Monday, 19 December 2011

We jammin'! - The legend that is Bob Marley

The weekend saw a fabulous time spent at the premiere of Esther Anderson's 'Bob Marley, The Making of a Legend' at the BFI Southbank. Arriving a little late at the venue, I endured a confused forty or so minutes starring incomprehensively at the screen as interviewees rattled away in rapid fire Italian, with subtitles provided for us lost ones. More than once I wondered if I'd walked into the wrong auditorium, and if it wasn't for the relevance of the subject matter - a documentary on the largest Reggae festival, Rototom - I might have abandoned the whole thing. 

I'm glad I didn't.  

Half an hour later, a woman took the microphone to introduce the next film, and I stared, mesmerised, as I realised that I was looking at Esther Anderson, the 'other woman' who had been in Bob Marley's life. 
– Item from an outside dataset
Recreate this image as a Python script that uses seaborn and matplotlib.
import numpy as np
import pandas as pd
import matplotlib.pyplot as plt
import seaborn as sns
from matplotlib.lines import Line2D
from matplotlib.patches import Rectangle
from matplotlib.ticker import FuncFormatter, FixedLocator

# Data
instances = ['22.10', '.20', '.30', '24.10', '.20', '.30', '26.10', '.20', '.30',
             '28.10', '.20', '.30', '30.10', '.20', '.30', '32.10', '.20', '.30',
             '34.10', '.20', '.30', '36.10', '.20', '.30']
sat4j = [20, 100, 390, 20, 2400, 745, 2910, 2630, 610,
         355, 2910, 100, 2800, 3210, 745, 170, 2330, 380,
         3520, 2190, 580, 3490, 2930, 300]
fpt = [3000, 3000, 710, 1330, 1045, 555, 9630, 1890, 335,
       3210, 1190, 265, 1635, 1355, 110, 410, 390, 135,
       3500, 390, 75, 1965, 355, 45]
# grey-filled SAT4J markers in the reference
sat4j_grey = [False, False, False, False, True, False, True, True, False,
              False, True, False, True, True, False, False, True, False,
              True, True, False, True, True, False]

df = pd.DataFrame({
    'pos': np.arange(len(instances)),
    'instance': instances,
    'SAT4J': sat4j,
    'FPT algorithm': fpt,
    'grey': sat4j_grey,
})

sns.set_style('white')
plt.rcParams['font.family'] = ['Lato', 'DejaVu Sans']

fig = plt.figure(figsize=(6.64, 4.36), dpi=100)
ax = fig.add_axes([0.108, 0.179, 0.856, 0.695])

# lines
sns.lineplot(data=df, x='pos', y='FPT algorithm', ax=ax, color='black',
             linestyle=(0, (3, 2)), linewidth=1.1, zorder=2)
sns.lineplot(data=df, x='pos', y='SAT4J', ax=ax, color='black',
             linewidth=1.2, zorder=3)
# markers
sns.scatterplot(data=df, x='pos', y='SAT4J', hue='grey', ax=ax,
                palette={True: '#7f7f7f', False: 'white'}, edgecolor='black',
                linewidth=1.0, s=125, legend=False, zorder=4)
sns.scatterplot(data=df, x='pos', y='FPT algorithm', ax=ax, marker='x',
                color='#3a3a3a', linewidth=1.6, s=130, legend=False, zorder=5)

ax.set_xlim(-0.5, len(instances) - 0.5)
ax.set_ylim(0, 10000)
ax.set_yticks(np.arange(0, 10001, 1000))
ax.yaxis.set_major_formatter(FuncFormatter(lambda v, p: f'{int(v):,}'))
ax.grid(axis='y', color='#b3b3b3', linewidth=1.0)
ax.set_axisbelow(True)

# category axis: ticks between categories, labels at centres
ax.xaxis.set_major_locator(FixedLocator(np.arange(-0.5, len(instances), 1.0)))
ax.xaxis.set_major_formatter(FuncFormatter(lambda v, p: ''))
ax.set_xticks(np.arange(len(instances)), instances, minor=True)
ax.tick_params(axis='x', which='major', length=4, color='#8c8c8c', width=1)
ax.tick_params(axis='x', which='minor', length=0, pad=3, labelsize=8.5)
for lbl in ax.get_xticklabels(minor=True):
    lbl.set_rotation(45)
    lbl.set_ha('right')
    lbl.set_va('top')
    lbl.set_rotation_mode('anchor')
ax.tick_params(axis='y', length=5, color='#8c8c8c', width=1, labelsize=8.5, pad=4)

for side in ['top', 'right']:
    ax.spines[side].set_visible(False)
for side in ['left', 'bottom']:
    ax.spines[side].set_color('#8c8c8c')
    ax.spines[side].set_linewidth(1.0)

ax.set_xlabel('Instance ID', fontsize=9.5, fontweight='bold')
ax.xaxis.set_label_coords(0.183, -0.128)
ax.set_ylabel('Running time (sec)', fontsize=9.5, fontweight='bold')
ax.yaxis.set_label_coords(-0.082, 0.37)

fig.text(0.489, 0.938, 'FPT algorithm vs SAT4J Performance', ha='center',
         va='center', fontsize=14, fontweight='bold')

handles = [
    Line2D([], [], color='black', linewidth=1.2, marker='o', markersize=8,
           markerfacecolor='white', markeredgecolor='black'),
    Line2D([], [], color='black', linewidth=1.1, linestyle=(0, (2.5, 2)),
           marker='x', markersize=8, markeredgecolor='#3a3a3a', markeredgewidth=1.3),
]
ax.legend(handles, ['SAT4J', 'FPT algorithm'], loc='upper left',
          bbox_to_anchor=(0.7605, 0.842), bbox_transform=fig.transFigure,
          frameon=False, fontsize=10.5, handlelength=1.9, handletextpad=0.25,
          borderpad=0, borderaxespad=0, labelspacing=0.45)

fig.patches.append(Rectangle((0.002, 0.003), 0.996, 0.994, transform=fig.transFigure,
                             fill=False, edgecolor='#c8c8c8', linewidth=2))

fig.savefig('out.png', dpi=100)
I know and like a few songs by Bob Marley. Personal favourites include Redemption Song, Is this love, Burnin' and Lootin' (which Mathieu Kassovitz used in the opening sequence of his film La haine where I first heard the song. See video below), and I have always found the storyline of I Shot the Sheriff amusing. So it is somewhat riveting to discover that it was Esther's doctor in Knightsbridge, one Dr Henderson, who inadvertently inspired the song, and is the proverbial 'sheriff' that is shot - because Marley was against his giving birth control pills to 'his woman' ('Every time I plant a seed, he kills it before it grows.')  However little I know of his songs - and I am quite musically clueless - my knowledge of the man Marley himself is negligible. I should perhaps have taken advantage of meeting Rita Marley to chat with her about him, but hey, I was twelve and my immediate preoccupation was how many more chicken pies I could eat, not an intellectual conversation about this unforgettable son of Jamaica.
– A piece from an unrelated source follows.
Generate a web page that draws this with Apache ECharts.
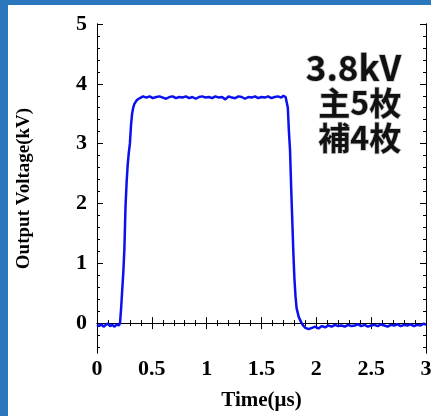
<!DOCTYPE html>
<html>
<head>
<meta charset="utf-8">
<script src="https://cdn.jsdelivr.net/npm/echarts@6/dist/echarts.min.js"></script>
<style>
html,body{margin:0;padding:0;background:#2b77bd;width:431px;height:416px;overflow:hidden;}
#bg{position:absolute;left:8px;top:5px;right:0;bottom:0;background:#ffffff;}
#chart{position:absolute;left:0;top:0;width:431px;height:416px;}
</style>
</head>
<body>
<div id="bg"></div>
<div id="chart"></div>
<script>
// ---- data ----
var timeUs = [
  0.00,0.02,0.04,0.06,0.08,0.10,0.12,0.14,0.16,0.18,0.20,
  0.21,0.22,0.23,0.24,0.25,0.26,0.27,0.28,0.29,0.30,0.31,0.32,0.33,0.34,0.36,0.38,0.40,0.42,
  0.45,0.48,0.51,0.54,0.57,0.60,0.63,0.66,0.69,0.72,0.75,0.78,0.81,0.84,0.87,0.90,0.93,0.96,0.99,
  1.02,1.05,1.08,1.11,1.14,1.17,1.20,1.23,1.26,1.29,1.32,1.35,1.38,1.41,1.44,1.47,1.50,1.53,1.56,
  1.59,1.62,1.65,1.68,1.70,1.72,
  1.73,1.74,1.75,1.76,1.77,1.78,1.79,1.80,1.81,1.82,1.84,1.86,1.88,1.90,1.93,1.96,
  1.99,2.02,2.05,2.08,2.11,2.14,2.17,2.20,2.23,2.26,2.29,2.32,2.35,2.38,2.41,2.44,2.47,2.50,
  2.53,2.56,2.59,2.62,2.65,2.68,2.71,2.74,2.77,2.80,2.83,2.86,2.89,2.92,2.95,2.98,3.00
];
var voltageKV = [
  -0.03,-0.05,-0.02,-0.06,-0.03,-0.01,-0.05,-0.03,-0.06,-0.02,-0.04,
  0.00,0.25,0.55,0.85,1.25,1.95,2.35,2.65,2.85,3.00,3.30,3.50,3.60,3.66,3.72,3.75,3.77,3.79,
  3.77,3.79,3.76,3.78,3.79,3.77,3.75,3.78,3.79,3.76,3.78,3.77,3.79,3.76,3.78,3.75,3.78,3.79,3.77,
  3.78,3.76,3.79,3.77,3.78,3.74,3.79,3.77,3.76,3.79,3.78,3.75,3.78,3.77,3.79,3.76,3.78,3.77,3.79,
  3.76,3.78,3.79,3.77,3.80,3.78,
  3.78,3.60,3.20,2.90,2.30,1.75,1.20,0.75,0.45,0.25,0.10,0.02,-0.04,-0.08,-0.10,-0.08,
  -0.06,-0.09,-0.05,-0.07,-0.04,-0.06,-0.03,-0.05,-0.04,-0.06,-0.03,-0.05,-0.04,-0.02,-0.05,-0.03,-0.06,-0.04,
  -0.03,-0.05,-0.02,-0.04,-0.06,-0.03,-0.04,-0.02,-0.05,-0.03,-0.04,-0.02,-0.05,-0.03,-0.04,-0.01,-0.03
];
var yMajorTicks = [0, 1, 2, 3, 4, 5];
var yMinorTicks = [-0.4,-0.2,0.2,0.4,0.6,0.8,1.2,1.4,1.6,1.8,2.2,2.4,2.6,2.8,3.2,3.4,3.6,3.8,4.2,4.4,4.6,4.8];
var noteLines = ['3.8kV', '主5枚', '補4枚'];
var xName = 'Time(μs)';
var yName = 'Output Voltage(kV)';

// ---- chart ----
var seriesData = timeUs.map(function (t, i) { return [t, voltageKV[i]]; });
var serif = '"Liberation Serif","Times New Roman",serif';
var lineStyle = { color: '#000', width: 1 };

function yAxisCfg(pos, ticks, len, labels) {
  return {
    type: 'value', position: pos, min: -0.5, max: 5,
    name: labels ? yName : '',
    nameLocation: 'middle', nameGap: 63,
    nameTextStyle: { fontFamily: serif, fontWeight: 'bold', fontSize: 19, color: '#000' },
    axisLine: { show: true, lineStyle: lineStyle },
    axisTick: { show: true, inside: true, length: len, customValues: ticks, lineStyle: lineStyle },
    axisLabel: labels ? { show: true, customValues: yMajorTicks, margin: 10,
      fontFamily: serif, fontWeight: 'bold', fontSize: 22, color: '#000' } : { show: false },
    splitLine: { show: false }
  };
}
function xAxisCfg(pos, labels) {
  return {
    type: 'value', position: pos, min: 0, max: 3, interval: 0.5,
    name: labels ? xName : '',
    nameLocation: 'middle', nameGap: 37,
    nameTextStyle: { fontFamily: serif, fontWeight: 'bold', fontSize: 21, color: '#000' },
    axisLine: { show: true, lineStyle: lineStyle },
    axisTick: { show: true, inside: true, length: 6, lineStyle: lineStyle },
    minorTick: { show: true, splitNumber: 5, length: 3, lineStyle: lineStyle },
    axisLabel: labels ? { show: true, margin: 5, fontFamily: serif, fontWeight: 'bold', fontSize: 22, color: '#000' } : { show: false },
    splitLine: { show: false }, minorSplitLine: { show: false }
  };
}

var chart = echarts.init(document.getElementById('chart'), null, { renderer: 'canvas' });
var noteFont = '"Noto Sans CJK JP","Noto Sans",sans-serif';
var noteTops = [49, 86, 121];
var noteSizes = [35, 32, 32];
chart.setOption({
  backgroundColor: 'transparent',
  animation: false,
  grid: { left: 97, top: 24, right: 5, bottom: 63, containLabel: false, outerBoundsMode: 'none' },
  xAxis: [xAxisCfg('bottom', true), xAxisCfg('top', false)],
  yAxis: [
    yAxisCfg('left', yMajorTicks, 6, true),
    yAxisCfg('left', yMinorTicks, 3, false),
    yAxisCfg('right', yMajorTicks, 6, false),
    yAxisCfg('right', yMinorTicks, 3, false)
  ],
  series: [{
    type: 'line', xAxisIndex: 0, yAxisIndex: 0,
    data: seriesData, showSymbol: false, symbol: 'none',
    lineStyle: { color: '#0a10ee', width: 2.5 }
  }],
  graphic: noteLines.map(function (s, i) {
    return {
      type: 'text', right: 29, top: noteTops[i], z: 10,
      style: {
        text: s, fill: '#111', font: 'bold ' + noteSizes[i] + 'px ' + noteFont,
        stroke: '#c8c8c8', lineWidth: 1.5, textAlign: 'right'
      }
    };
  })
});
</script>
</body>
</html>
And yet, the decision to go to the premiere was made within a millisecond of reading about it in Friday's Evening Standard newspaper - egged on by this particular statement Esther made in the article: 'Being in love with Bob Marley was a very private matter for me and it's taken me 37 years to reveal this to the world.' And it is quite an intimate revelation of the man and his music, as Esther speaks for the first time about her relationship  with Bob Marley, and the time she spent filming and helping him with his songs, including an experience the two of them had of being forgotten at a hotel in Haiti which led to the writing of Get up, Stand up.    

Long-lost footage found after 37 years of Marley at home in Jamaica is interspersed with contemporary shots and interviews from the families of the people who shaped the reggae legend into the man the world came to know: there is an interview with Marcia Higgs, daughter of Joe Higgs, the vocal coach who taught Marley, Peter Tosh and Bunny Wailer to harmonize in the days when they would sing on the street corners of Trenchtown, Jamaica; a touching contemporary scene with a reminiscing Mother Macky, wife of Bongo Macky, surrounded by her children and grandchildren singing Fly Away Home, a song Marley later recorded and called Rastaman Chant.    
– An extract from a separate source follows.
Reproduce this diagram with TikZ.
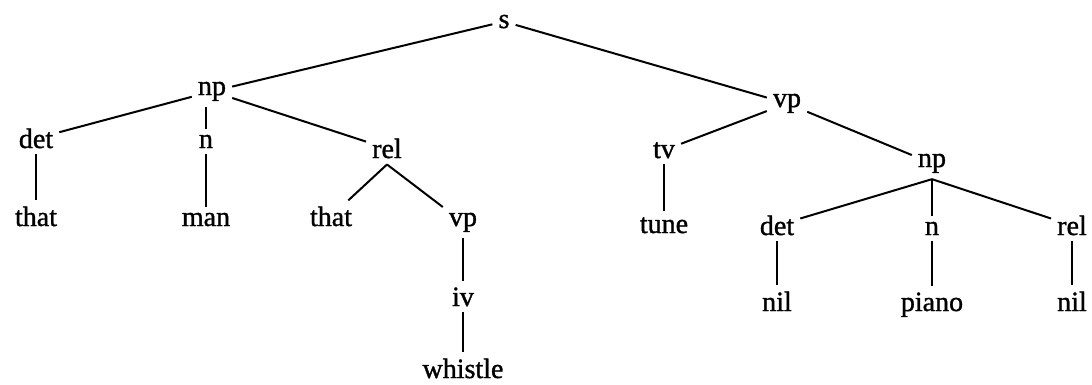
\documentclass[tikz,border=0pt]{standalone}
\usepackage{fontspec}
\setmainfont{Liberation Serif}
\newfontfamily\treefont{Liberation Serif}[FakeBold=1.2]
\tikzset{
  cat/.style = {inner sep=6pt, anchor=base, font=\treefont\fontsize{28}{32}\selectfont},
  branch/.style = {line width=2pt}
}

\begin{document}
\begin{tikzpicture}[x=1pt,y=-1pt]

  \useasboundingbox (0,0) rectangle (1092,384);

  % sentence and the subject
  \node[cat] (s) at (504,28) {s};
  \node[cat] (np) at (212,95) {np};
  \node[cat] (det) at (36,148) {det};
  \node[cat] (n) at (206,148) {n};
  \node[cat] (rel) at (387,158) {rel};
  \node[cat] (that) at (36,226) {that};
  \node[cat] (man) at (206,226) {man};
  \node[cat] (relthat) at (331,226) {that};
  \node[cat] (relvp) at (463,226) {vp};
  \node[cat] (iv) at (463,306) {iv};
  \node[cat] (whistle) at (463,378) {whistle};

  % the verb phrase
  \node[cat] (vp) at (787,107) {vp};
  \node[cat] (tv) at (664,158) {tv};
  \node[cat] (tune) at (664,233) {tune};
  \node[cat] (objnp) at (932,167) {np};
  \node[cat] (objdet) at (777,235) {det};
  \node[cat] (objn) at (932,235) {n};
  \node[cat] (objrel) at (1072,235) {rel};
  \node[cat] (nilA) at (777,311) {nil};
  \node[cat] (piano) at (932,311) {piano};
  \node[cat] (nilB) at (1072,311) {nil};

  \draw[branch] (s) -- (np);
  \draw[branch] (s) -- (vp);
  \draw[branch] (np) -- (det);
  \draw[branch] (n |- np.south) -- (n);
  \draw[branch] (np) -- (rel);
  \draw[branch] (det) -- (that);
  \draw[branch] (n) -- (man);
  \draw[branch] (rel.south) -- (relthat);
  \draw[branch] (rel.south) -- (relvp);
  \draw[branch] (relvp) -- (iv);
  \draw[branch] (iv) -- (whistle);

  \draw[branch] (vp) -- (tv);
  \draw[branch] (vp) -- (objnp);
  \draw[branch] (tv) -- (tune);
  \draw[branch] (objnp.south) -- (objdet);
  \draw[branch] (objnp) -- (objn);
  \draw[branch] (objnp.south) -- (objrel);
  \draw[branch] (objdet) -- (nilA);
  \draw[branch] (objn) -- (piano);
  \draw[branch] (objrel) -- (nilB);
\end{tikzpicture}
\end{document}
In parts mundane, and in others touching for its intimate portrayal of now widely-known names, the film showed an authenticity that put Marley in a different light to the predominant image of a weed-smoking musician. This was about the music and the revolution, and the fiery social and political awareness therein.  And for her part Esther was vivacious and quirky, especially during the lively Question and Answer discussion after the show. What a spunky woman, I thought. And I remarked as much to a photographer friend of hers I happened to be standing by. He smiled warmly in  her direction and said, 'She is definitely punchy!'



Later on, I stood by the bar quietly sipping tap water on ice - (these are hard times) - and realized with a jolt that the woman herself had materialized at my side, and was demanding mulled wine from the clearly charmed bartender. He shook his head regretfully to indicate that he had none, and I'm sure both he and I were equally enchanted by the girlish petulance with which she said, 'Aw, all I want is a glass of mulled wine!' Turning around and noticing my sympathetic smile, she winked at me, 'It's Christmas isn't it? You'd think mulled wine would be the first thing they'd have!' A little starstruck at her nearness, I flashed an even bigger, slightly nervous smile, before managing to ask if the film was going to be available to view again online. 'Very soon, I hope, my dear..' she tapped my shoulder gently as she answered, and then she was swallowed up again with friends and well-wishers kissing and congratulating her on the success of the film. I do wish I could have conjured mulled wine from the heavens...

There is no way I can do this review justice, but you might find this an interesting read. In the meantime, here's the video of the opening scene in La haine





2 comments:

Etoile Oye said...

Dava, I can't believe you of all people let this photo opportunity slip by :P
I'm jealous tho... and will keep an eye out for the online viewing. They should give you a commission on my purchase.

Davida said...

My slick photo op styles didn't kick in fast enough!